Taking away Gallagher’s gold Trident pin would bring an end to his service in the SEALS but not oust him from the military. Such removals aren’t uncommon. Since 2011, authorities have taken 154 Trident pins away. The much-coveted pin features an eagle on an anchor, clutching a flintlock pistol and a trident. Those who receive it have undergone the toughest training the Navy provides and are expected to undertake the riskiest, roughest missions the service has to offer. The Times reports that SEALs hammer Trident pins into the casket when one of their team is killed.

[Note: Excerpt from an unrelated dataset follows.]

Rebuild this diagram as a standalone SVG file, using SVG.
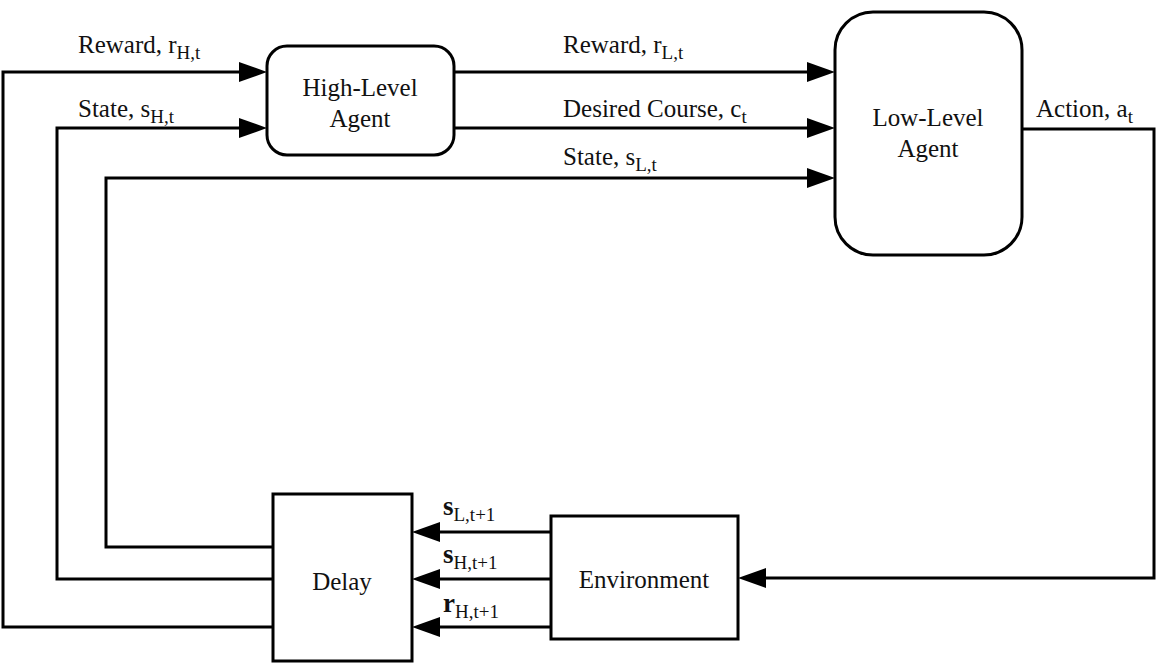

Rear Adm. Charlie Brown, a Navy spokesman, told Daily Kos staff writer Lauren Floyd on Thursday: “The Navy follows the lawful orders of the President. We will do so in case of an order to stop the administrative review of SOC Gallagher’s professional qualification. We are aware of the President’s tweet and we are awaiting further guidance.” So far they aren’t treating Trump’s tweet as an order.
Spencer claimed he did not threaten to resign, but the New York Times' Maggie Haberman insists the paper stands by its reporting.